Undersecretary to the President Constantinos Petrides said that a settlement of the Cyprus Problem could provide an opportunity to address shortcomings in Cyprus’s public administration.
“The settlement provides a chance to lift many of the distortions contained in the 1960 constitution which left us trapped in an outdated regime,” Petrides said days after the parliament rejected a bundle of draft legislative bills aiming at modernising the public service’s human resource management in an attempt to make it more efficient and eliminate budgetary risks.
Petrides named as an example the Public Service Committee which consists of five political appointees, which approves hiring and promotions of civil servants, anchored in Cyprus’s constitution. “The reason had to do with the quotas of Greek Cypriots and Turkish Cypriots, which made the existence of an absolutely centralised body necessary, tasked with scrutinising appointments in the public service so that the quotas were maintained,” he said.

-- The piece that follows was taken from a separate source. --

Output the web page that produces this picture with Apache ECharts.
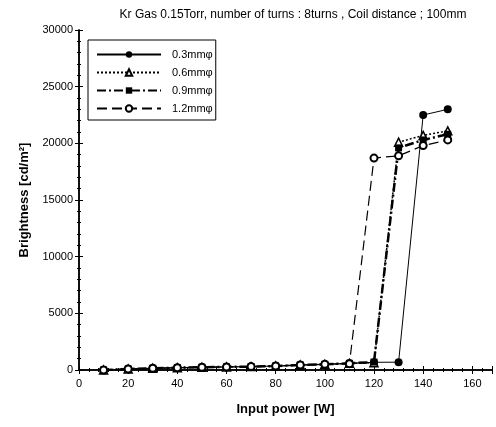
<!DOCTYPE html>
<html><head><meta charset="utf-8">
<script src="https://cdn.jsdelivr.net/npm/echarts@6/dist/echarts.min.js"></script>
<style>html,body{margin:0;padding:0;background:#fff}#c{width:496px;height:427px}</style>
</head><body><div id="c"></div>
<script>
const power = [10,20,30,40,50,60,70,80,90,100,110,120,130,140,150];
const s03 = [0,90,150,200,240,270,300,350,440,500,590,680,690,22500,23000];
const s06 = [0,90,150,200,240,270,300,350,440,500,590,640,20100,20700,21100];
const s09 = [0,90,150,200,240,270,300,350,440,500,590,700,19600,20300,20800];
const s12 = [0,90,150,200,240,270,300,350,440,500,560,18700,18900,19800,20300];
const names = ['0.3mmφ','0.6mmφ','0.9mmφ','1.2mmφ'];
const xTicks = [0,20,40,60,80,100,120,140,160];
const yTicks = [0,5000,10000,15000,20000,25000,30000];

const chart = echarts.init(document.getElementById('c'));
const font = 'Liberation Sans, Arial, sans-serif';
function pairs(v){return power.map((p,i)=>[p,v[i]]);}
const base = {type:'line', animation:false, z:3};
const series = [
  Object.assign({}, base, {name:names[0], data:pairs(s03), symbol:'circle', symbolSize:8,
    itemStyle:{color:'#000'}, lineStyle:{color:'#000', width:1, type:'solid'}}),
  Object.assign({}, base, {name:names[1], data:pairs(s06), symbol:'triangle', symbolSize:8,
    itemStyle:{color:'#fff', borderColor:'#000', borderWidth:1.5}, lineStyle:{color:'#000', width:1.5, type:[2,2]}}),
  Object.assign({}, base, {name:names[2], data:pairs(s09), symbol:'rect', symbolSize:7,
    itemStyle:{color:'#000'}, lineStyle:{color:'#000', width:2.5, type:[9,3,2,3]}}),
  Object.assign({}, base, {name:names[3], data:pairs(s12), symbol:'circle', symbolSize:7,
    itemStyle:{color:'#fff', borderColor:'#000', borderWidth:2}, lineStyle:{color:'#000', width:1.2, type:[10,5]}})
];
const axisCommon = {
  axisLine:{show:true, lineStyle:{color:'#000', width:1.5}},
  axisTick:{show:true, inside:true, length:4, lineStyle:{color:'#000'}},
  minorTick:{show:true, splitNumber:5, length:2, lineStyle:{color:'#000'}},
  splitLine:{show:false}
};
chart.setOption({
  backgroundColor:'#fff',
  title:{text:'Kr Gas 0.15Torr, number of turns : 8turns , Coil distance ; 100mm', left:288, top:4, textAlign:'center',
    textStyle:{fontFamily:font, fontSize:12, fontWeight:'normal', color:'#000'}},
  grid:{left:79, right:4, top:30, bottom:57},
  legend:{data:names, orient:'vertical', left:88, top:40, itemWidth:64, itemHeight:8, itemGap:7,
    borderColor:'#000', borderWidth:1, padding:[9,3,6,8], backgroundColor:'#fff',
    textStyle:{fontFamily:font, fontSize:11, color:'#000', padding:[0,0,0,6]}},
  xAxis:[
    Object.assign({type:'value', min:0, max:168, interval:20, position:'bottom',
      name:'Input power [W]', nameLocation:'middle', nameGap:33,
      nameTextStyle:{fontFamily:font, fontSize:13, fontWeight:'bold', color:'#000'},
      axisLabel:{fontFamily:font, fontSize:11, color:'#000', margin:8, showMaxLabel:false,
        formatter:v=>xTicks.includes(v)?String(v):''}}, axisCommon),
    Object.assign({type:'value', min:0, max:168, interval:20, position:'top', axisLabel:{show:false}}, axisCommon)
  ],
  yAxis:[
    Object.assign({type:'value', min:0, max:30000, interval:5000, position:'left',
      name:'Brightness [cd/m²]', nameLocation:'middle', nameGap:48,
      nameTextStyle:{fontFamily:font, fontSize:13, fontWeight:'bold', color:'#000'},
      axisLabel:{fontFamily:font, fontSize:11, color:'#000', margin:6,
        formatter:v=>yTicks.includes(v)?String(v):''}}, axisCommon),
    Object.assign({type:'value', min:0, max:30000, interval:5000, position:'right', axisLabel:{show:false}}, axisCommon)
  ],
  series: series
});
</script></body></html>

“It will be a chance with the settlement of the Cyprus problem especially with respect to what (will) happen in the constituent states to change this drastically,” Petrides, who was born just 19 days before the Turkish invasion, said. “Whatever we do (now), will be there the day after and will help the day after”.
“The best reform we can carry out is the settlement of the Cyprus Problem,” he said, echoing President Nicos Anastasiades, who in three weeks’ time is scheduled to meet Turkish Cypriot leader Mustafa Akinci in Geneva for talks on the remaining chapters of the Cyprus Problem, which include the territorial and property question, security and guarantees.
Parliament’s December 8 decision to vote down the reforms package, submitted to the House in August 2015, was politically, not ideologically, motivated, Petrides said, and vowed to continue to work towards structural reforms even after the latest setback.
“This public service reform has no ideological mark,” Petrides who heads the Unit of Administrative Reform, tasked with reforming the public sector to strengthen Cyprus’s competitiveness to encourage investment and economic recovery, said. “It is something that even a socialist could do. Introducing objective and reasonable procedures or protecting taxpayers’ money don’t have any ideological mark, they only have a modernist mark”.
Petrides said that political discourse which preceded and followed the rejection of the bill is not unrelated to the combination of the political culture and system of Cyprus, which he described as a country in economic, social and institutional transition.
Following the vote, deputy Stefanos Stefanou of main opposition party Akel, said that the rejected reform was not “substantial” and not far-reaching enough, while lawmaker Marinos Moushouttas of Diko, the second-largest opposition party, said that the reforms would create a system prone to interventions.
During the consultations which preceded the submission of the bills, political parties did not raise any substantial objections and “amendments proposed by the parties were absolutely or mostly accepted by us,” Petrides said.
“It was a political decision to vote down the reform,” he said. “I have publicly asked which were the substantial proposals which I turned down and unfortunately they haven’t been presented”.
“There are inherent weaknesses in our political system,” he said. “We are supposed to have a presidential system, but everything has to go through the parliament, to an extent that there have been governments which were unable to implement their programme because they lacked parliamentary majority. This also has its benefits, as this offers more stability and there are no government frequent breakdowns like in other countries”.
The trade-off is that the system is more rigid and less conducive to changes, which is exacerbated by the lack of exposure to and understanding of “modern-day practices” abroad, he continued. “We would prefer a system more supportive of changes. We would like to see more structural changes but I don’t know of any other country which carried out that many reforms in three years”.
Cyprus has managed to overhaul practices and institutions in various areas, such as the introduction of a welfare state with the guaranteed minimum income, considered a “model” in the EU and the completely “bloodless” reform of the pension system in the public sector, he said. Petrides also named the introduction of electronic governance, a change of the framework for innovation which has led to the establishment of start-ups, and last but not least, the modernisation of the insolvency and foreclosure framework which made the banking sector healthier.
A change in the framework for research and innovation would also help Cyprus capitalise in this area, in which it compares unfavourably with other European countries, he said.
According to Eurostat, Cyprus spent in 2015 0.46 per cent of its economic output on research and development (R&D), which was the lowest in the European Union, compared to an EU-average of 2.03 per cent.
“There is criticism that we are lagging behind in research and development,” Petrides said. “This is true, but it is because we have no framework in place to allow the private sector engage in R&D, although the state in Cyprus spends more on R&D compared with other countries, and as a result the private sector’s expenditure is minimal”.
According to a new government scheme, which will come into force in January, companies investing 10 per cent of their operating expenses in R&D in at least one of three consecutive years can be considered innovative and benefit from incentives, which include, among others, tax incentives such as exemptions from taxable income.